Entries with chart source code
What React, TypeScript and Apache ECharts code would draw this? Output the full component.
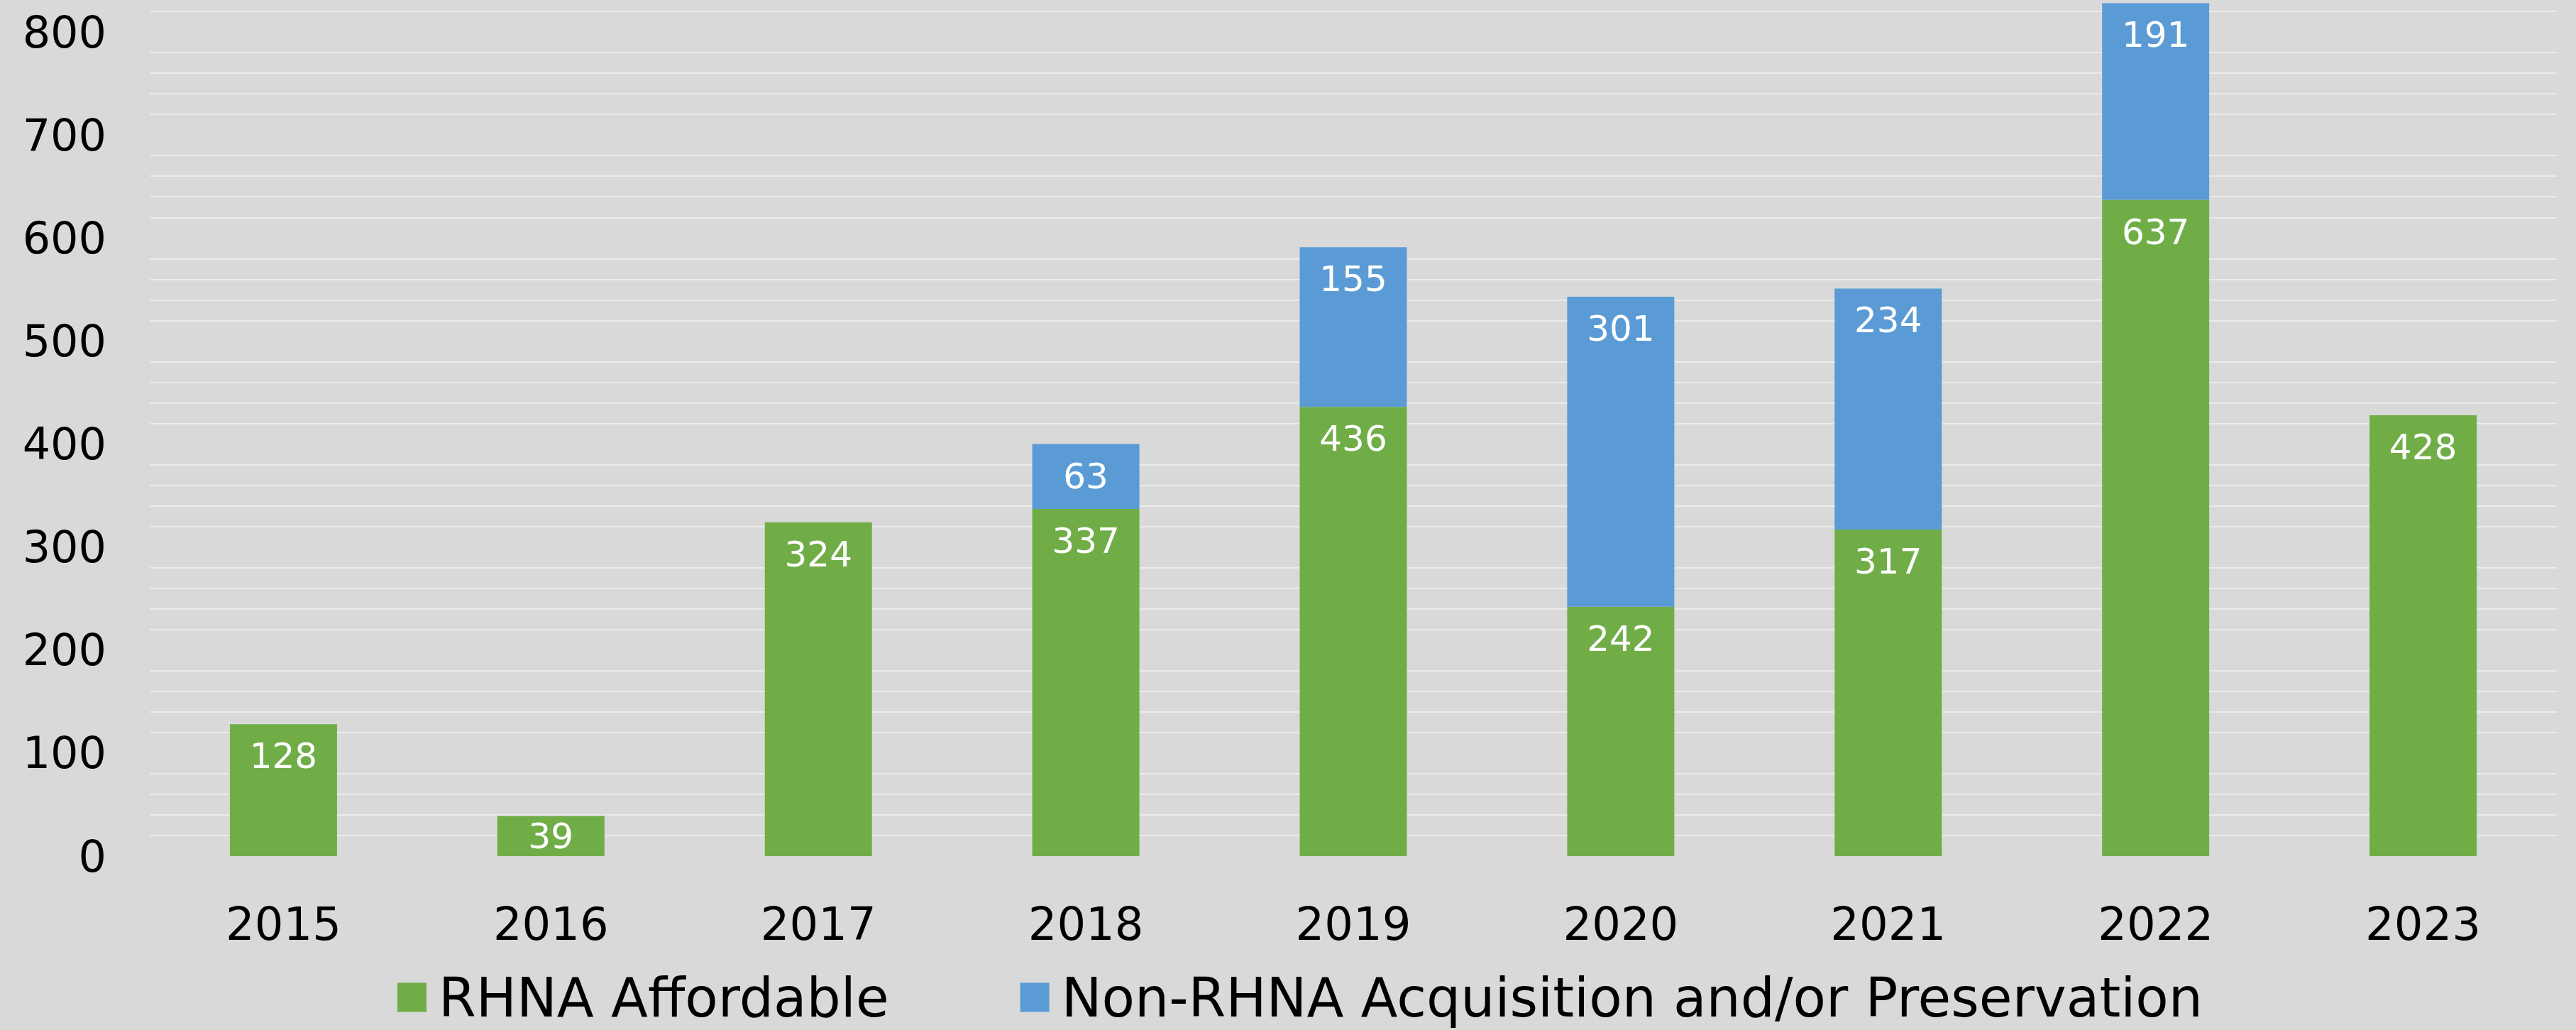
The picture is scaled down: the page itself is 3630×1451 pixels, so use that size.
import React, { useEffect, useRef } from "react";
import * as echarts from "echarts";

const categories = ["2015", "2016", "2017", "2018", "2019", "2020", "2021", "2022", "2023"];
const rhnaAffordable = [128, 39, 324, 337, 436, 242, 317, 637, 428];
const nonRhna = [null, null, null, 63, 155, 301, 234, 191, null];
const seriesNames = ["RHNA Affordable", "Non-RHNA Acquisition and/or Preservation"];
const yMax = 830;
const yStep = 20;
const yLabelStep = 100;

const FONT = "DejaVu Sans";
const GREEN = "#70ad47";
const BLUE = "#5b9bd5";
const GRID = "#ebebeb";

function toItems(values: (number | null)[]) {
  return values.map((v) =>
    v == null ? null : v < 60 ? { value: v, label: { position: "inside", distance: 0 } } : { value: v }
  );
}

export default function App() {
  const ref = useRef<HTMLDivElement>(null);
  useEffect(() => {
    if (!ref.current) return;
    const chart = echarts.init(ref.current, null, { renderer: "svg" });
    const labelStyle = {
      show: true,
      position: "insideTop",
      distance: 20,
      color: "#ffffff",
      fontFamily: FONT,
      fontSize: 50,
    };
    chart.setOption({
      animation: false,
      backgroundColor: "#d9d9d9",
      textStyle: { fontFamily: FONT },
      grid: { left: 211, right: 27, top: 1.5, bottom: 245, containLabel: false },
      xAxis: {
        type: "category",
        data: categories,
        axisLine: { show: false },
        axisTick: { show: false },
        axisLabel: { color: "#000", fontFamily: FONT, fontSize: 64, margin: 64 },
        splitLine: { show: false },
      },
      yAxis: {
        type: "value",
        min: 0,
        max: yMax,
        interval: yStep,
        axisLine: { show: false },
        axisTick: { show: false },
        axisLabel: {
          color: "#000",
          fontFamily: FONT,
          fontSize: 62,
          margin: 61,
          showMaxLabel: false,
          formatter: (v: number) => (v % yLabelStep === 0 ? String(v) : ""),
        },
        splitLine: {
          show: true,
          showMaxLine: false,
          lineStyle: { color: ["rgba(0,0,0,0)", GRID, GRID, GRID, GRID], width: 2 },
        },
      },
      legend: {
        data: seriesNames,
        left: 555,
        top: 1362,
        icon: "rect",
        itemWidth: 41,
        itemHeight: 41,
        itemGap: 185,
        textStyle: {
          color: "#000",
          fontFamily: FONT,
          fontSize: 76,
          lineHeight: 70,
          padding: [0, 0, 0, 12],
        },
      },
      series: [
        {
          name: seriesNames[0],
          type: "bar",
          stack: "total",
          barWidth: 151,
          itemStyle: { color: GREEN },
          label: labelStyle,
          data: toItems(rhnaAffordable),
        },
        {
          name: seriesNames[1],
          type: "bar",
          stack: "total",
          barWidth: 151,
          itemStyle: { color: BLUE },
          label: labelStyle,
          data: toItems(nonRhna),
        },
      ],
    });
    return () => chart.dispose();
  }, []);
  return (
    <div
      ref={ref}
      style={{ position: "fixed", left: 0, top: 0, width: 3630, height: 1451 }}
    />
  );
}
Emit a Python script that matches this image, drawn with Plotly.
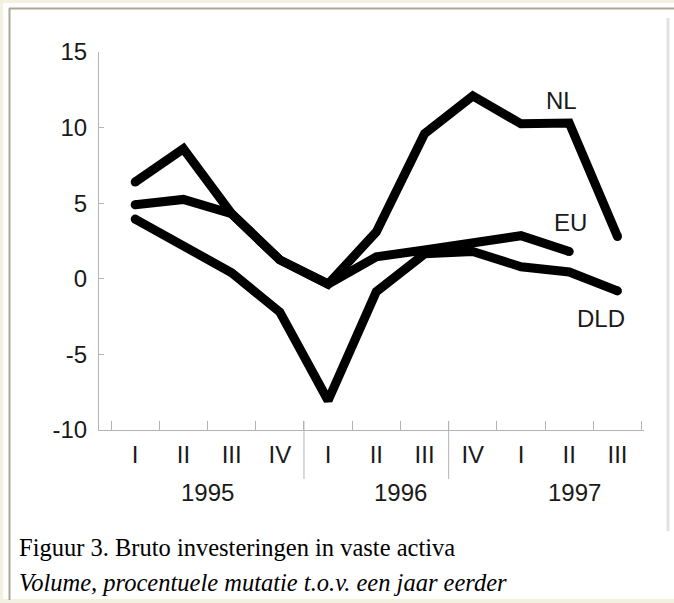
import plotly.graph_objects as go

quarters = ["I", "II", "III", "IV", "I", "II", "III", "IV", "I", "II", "III"]
years = ["1995", "1996", "1997"]
year_centers = [2.5, 6.5, 10.1]
y_ticks = [-10, -5, 0, 5, 10, 15]
y_ticktext = ["-10", "-5", "0", "5", "10", "15"]
nl = [6.4, 8.6, 4.3, 1.25, -0.35, 3.1, 9.6, 12.1, 10.25, 10.3, 2.8]
eu = [4.9, 5.25, 4.3, 1.25, -0.35, 1.45, 1.9, 2.4, 2.85, 1.8]
dld = [3.95, 2.2, 0.4, -2.2, -8.05, -0.85, 1.65, 1.8, 0.8, 0.45, -0.8]
series_labels = [("NL", 9.84, 11.8), ("EU", 10.03, 3.7), ("DLD", 10.66, -2.65)]

W, H = 674, 603
L, R, T, B = 99, 30, 52, 173
PW, PH = W - L - R, H - T - B


def px(xp):
    return (xp - L) / PW


def py(yp):
    return (H - B - yp) / PH


x = list(range(1, len(quarters) + 1))
fig = go.Figure()
for vals in (nl, eu, dld):
    xs_ = x[:len(vals)]
    fig.add_trace(go.Scatter(x=xs_, y=vals, mode="lines",
                             line=dict(color="black", width=9),
                             showlegend=False, hoverinfo="skip"))
    # rounded line ends
    fig.add_trace(go.Scatter(x=[xs_[0], xs_[-1]], y=[vals[0], vals[-1]], mode="markers",
                             marker=dict(color="black", size=9, line=dict(width=0)),
                             showlegend=False, hoverinfo="skip"))

axis_col = "#b4b4b4"
sans = "Liberation Sans, Arial, sans-serif"
serif = "Liberation Serif, Times New Roman, serif"
txt = "#1a1a1a"

fig.update_xaxes(range=[0.25, 11.55], tickvals=x, ticktext=quarters, ticks="",
                 showline=True, linecolor=axis_col, linewidth=1, showgrid=False,
                 zeroline=False, tickfont=dict(family=sans, size=24, color=txt),
                 ticklabelstandoff=3, automargin=False,
                 minor=dict(tickvals=[i + 0.5 for i in range(0, 12)], ticks="inside",
                            ticklen=9, tickcolor=axis_col, tickwidth=1))
fig.update_yaxes(range=[-10, 15], tickvals=y_ticks, ticktext=y_ticktext, ticks="inside",
                 ticklen=5, tickcolor=axis_col, showline=True, linecolor=axis_col,
                 linewidth=1, showgrid=False, zeroline=False, automargin=False,
                 tickfont=dict(family=sans, size=24, color=txt),
                 ticklabelstandoff=6)

shapes = []
beige = "#f3f0df"
shapes.append(dict(type="rect", xref="paper", yref="paper", x0=px(0), x1=px(W), y0=py(0), y1=py(3),
                   fillcolor=beige, line=dict(width=0), layer="below"))
shapes.append(dict(type="rect", xref="paper", yref="paper", x0=px(0), x1=px(3), y0=py(0), y1=py(H),
                   fillcolor=beige, line=dict(width=0), layer="below"))
shapes.append(dict(type="rect", xref="paper", yref="paper", x0=px(0), x1=px(W), y0=py(599), y1=py(H),
                   fillcolor=beige, line=dict(width=0), layer="below"))
shapes.append(dict(type="line", xref="paper", yref="paper", x0=px(9), x1=px(W), y0=py(8.5), y1=py(8.5),
                   line=dict(color="#aca899", width=2)))
shapes.append(dict(type="line", xref="paper", yref="paper", x0=px(9.5), x1=px(9.5), y0=py(8), y1=py(600),
                   line=dict(color="#aca899", width=2)))
shapes.append(dict(type="line", xref="paper", yref="paper", x0=px(668), x1=px(668), y0=py(18), y1=py(531),
                   line=dict(color="#e2e2e2", width=3)))
for xs in (4.5, 7.5):
    shapes.append(dict(type="line", xref="x", yref="paper", x0=xs, x1=xs, y0=py(421), y1=py(479),
                       line=dict(color=axis_col, width=1)))

annotations = []
for yr, xc in zip(years, year_centers):
    annotations.append(dict(text=yr, x=xc, y=py(492), xref="x", yref="paper", showarrow=False,
                            font=dict(family=sans, size=24, color=txt),
                            xanchor="center", yanchor="middle"))
for name, xv, yv in series_labels:
    annotations.append(dict(text=name, x=xv, y=yv, xref="x", yref="y", showarrow=False,
                            font=dict(family=sans, size=24, color=txt),
                            xanchor="center", yanchor="middle"))
annotations.append(dict(text="Figuur 3. Bruto investeringen in vaste activa", x=px(17), y=py(547),
                        xref="paper", yref="paper", showarrow=False, xanchor="left", yanchor="middle",
                        font=dict(family=serif, size=24.5, color="black")))
annotations.append(dict(text="<i>Volume, procentuele mutatie t.o.v. een jaar eerder</i>", x=px(17),
                        y=py(582), xref="paper", yref="paper", showarrow=False, xanchor="left",
                        yanchor="middle", font=dict(family=serif, size=24.5, color="black")))

fig.update_layout(width=W, height=H, margin=dict(l=L, r=R, t=T, b=B, pad=0),
                  paper_bgcolor="white", plot_bgcolor="white",
                  shapes=shapes, annotations=annotations)

fig.write_html("out.html", config={"displayModeBar": False},
               post_script="document.body.style.margin='0';document.body.style.overflow='hidden';")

WHAT NEEDS TO BE DONE | Print the line above containing "Emit a Python", the line containing "import plotly.graph_objects as go", and everything between them, exactly as written. Pictures stay out.

FINAL RESULT |
Emit a Python script that matches this image, drawn with Plotly.
import plotly.graph_objects as go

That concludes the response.